Nelle istantanee di Pierluigi Germini, per tutti il suo discografico, per Rino l’amico delle notti a Trastevere, quando insieme si faceva mattina tardissimo. “Tanto amico che ancora oggi, se la gente mi riconosce come ‘reliquia’ di Rino, fatico a distinguere il fratello dall’artista”. Era esclusivo, nella musica come nella vita, “non usciva quasi mai con più di un amico alla volta, per non distrarsi, per non dividere il tempo, per dedicarsi. Poi magari non lo sentivo per un paio di giorni perché era stato con Bruno Franceschelli o Enrico Gregori, altri compagni di sempre. E pagava le cene, spendeva spandeva e fendeva per guadagnarsi il riscatto. A Montesacro, nella vita normale, tra le serate a casa per non parlare di niente e le telefonate per raccontarsi le idee nonostante abitassero a 200 metri l’uno dall’altro”.

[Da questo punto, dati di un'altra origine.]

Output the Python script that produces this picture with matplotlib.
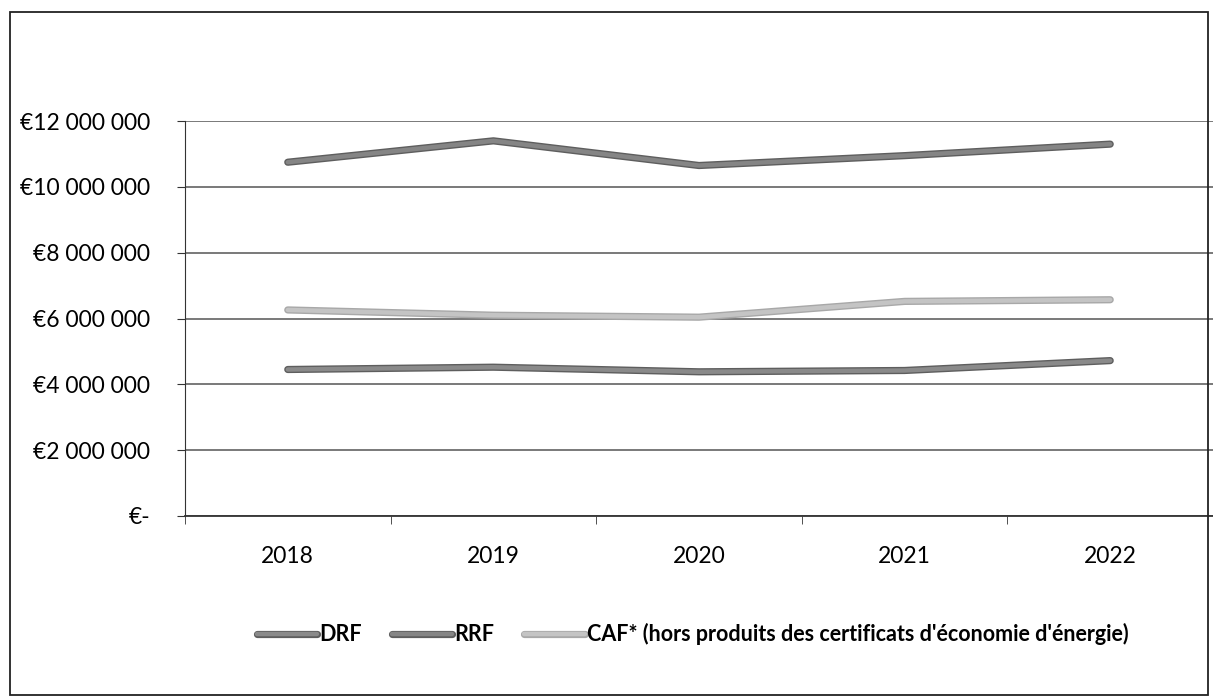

Nei tabù. Quando Vincenzo Micocci decise di farlo partecipare a Sanremo con “Gianna”, Rino non la prese bene. Temeva che quel pezzo potesse collocarlo in una zona troppo leggera. Lui veniva dal vivaio minuscolo della It come Venditti e De Gregori, gli “impegnati” del Folkstudio di Roma che forse lo snobbava un po’. Qualche giorno prima del Festival, in macchina con Germini, addirittura pianse. Avrebbe voluto cantare “Nunteregghe più”, poi Gianna vendette le sue 600mila copie, ma il successo per lui era un’altra cosa. Rino Gaetano si portava la sua umanità nella musica, metteva la timidezza dietro lo pseudonimo, l’insicurezza di cantare la nascondeva sotto la predestinazione a fare l’autore. Almeno finché “Ma il cielo è sempre più blu” non sdoganò il suo stesso pregiudizio. C’era una long version di oltre 8 minuti e poi una versione più breve per le radio, Germini era in studio con lui quando registrò. La incise tutta d’un fiato, senza sovrapposizioni, il ritmo era talmente serrato (soprattutto nel finale) che sarebbe stato complicatissimo il montaggio audio, quindi fu buona la prima. Era lo studio C della Rca, primo piano, il produttore era Rodolfo Bianchi. È stato il momento in cui l’identità di interprete cantautore si è fatta prepotente. Ma brani di così grande successo gli si attaccarono addosso e fecero ombra sul resto, vero. Aida in pochi hanno capito fosse l’Italia. In pochi hanno capito che politicamente era schierato col bene e con la denuncia indiscriminata, a destra e a sinistra, di tutto quanto gli si allontanasse.

Ad esempio, a lui piaceva il Sud. Roma gli aveva dato i natali artistici, ma la Calabria, Crotone, erano lì le sue origini. Lì c’erano i ritratti della sua adolescenza. “La donna nel nero del lutto di sempre, il verde bruciato coi fichi d’india e le spine dei cardi, camminare con quel contadino e tirare calci a una zolla di terra, il mare, la luce di alcune lampare se il cielo è all’imbrunire”. Acquerelli che chiunque lo conosca, quel Sud lo rivede.
All’uomo generoso, ironico, coraggioso, a tratti oltraggioso. Al cantante dei nomi di donna, al cantore di immagini d’amore col cappello nuovo per la rivoluzione. Lui, essenzialmente lui, che i suoi contemporanei hanno guardato con gli occhi pieni di sale. Lo aveva detto che un giorno avrebbero cantato le sue canzoni. Se mai qualcuno capirà, sarà senz’altro un altro come lui.